白川静「荘子の儒家批判」
「荘・老 ー 『荘子』・神々のものがたり」
「対談 ③ 孔子 狂狷の人の行方 梅原猛 × 白川静」
『別冊太陽 白川静の世界 漢字のものがたり』平凡社
梅 原 (前略)もう一つ面白かったのは、老子(ろうし)がですね、そういう殷の思想を受け継いでいるんじゃないかという先生の指摘ですけどね。これも大変面白かったですね。
白 川 それはね、儒教の批判者としては、荘周(そうしゅう)、荘子(そうし)ですね、荘子が初めに出て、老子というのは実は後なんです。
梅 原 普通逆に考えられますけど。
白 川 『老子』という書物は全部箴言(しんげん)で出来ている。全部韻(いん)をふんで、格言みたいなね。箴言集なんです。
荘周の学派は、どちらかというと儒教とやや近いんですけれども、うんと高級の神官のクラスですね。この連中はお祭を支配する司祭者ですから、古い伝統をよく知っている。神話なんかもよく知っている。そして古い氏族の伝統なんかもよく知っている。そういうことを知っておらんと祭は出来ませんからね。

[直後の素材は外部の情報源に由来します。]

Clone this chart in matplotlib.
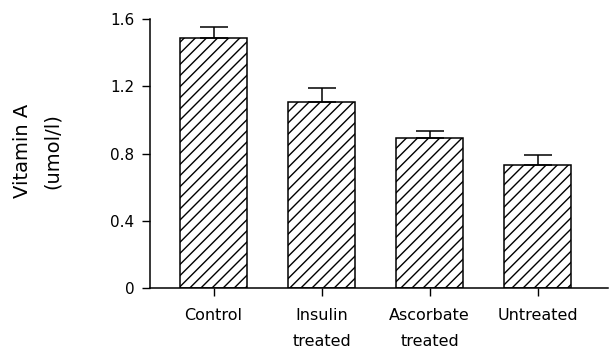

だから同じ祭儀を行うにしてもね、儒家はそれの下層の方、荘周の一派はそれのうんと上層のね、神官の知識階級ですね。だから彼らのものの考え方はかなり哲学的であるし、ニーチェなんかに似とるとよく言われますね、あの文章は。そういう非常に思弁的なグループなんですね。そして彼らが儒家の思想を批判するのです。儒家の考え方というものはね、葬式とかそういう「もの」に即して具体的であり、現実的であるけれどもね、超越的な、絶対的なという風な、形而上的なものがないという。
梅 原 その通りです。
白 川 そういう立場から、儒家を批判する。そしてその批判する議論の仕方にね、単に論理を使うだけではない、いわゆる寓話を使う。その寓話の大部分が神話です。当時おそらくあったと思われる神話は、殆ど『荘子』三十三篇の中にある。儒教はね、神話は殆ど使わない。
梅 原 そうですね。ないですね。
白 川 彼らはその伝承にあずかっておらんのです。ところが荘周の一派はね、そういう神話の伝承を持っておって、そういう立場から古代の葬式を支配しておった。彼らからみると、儒家の考え方は相対的であり、思弁的でないと。もっと超越的な立場というものを持たなければ、思想というものは完成されないという、そういう立場からね、儒家の実践道徳的なそういう生き方を批判しておるのです。(129頁)
以前私は、「悪しき道徳教育の、18歳の残滓」という言葉を用いたが、残滓は払拭するにかぎる。そろそろ形而下での空騒ぎから遁走し、形而上の世界に遊びたいものである。
ようやく荘子に出会った。荘子の出自を知った。思想の方面ついては井筒俊彦先生の教えを仰ぐことに決めている。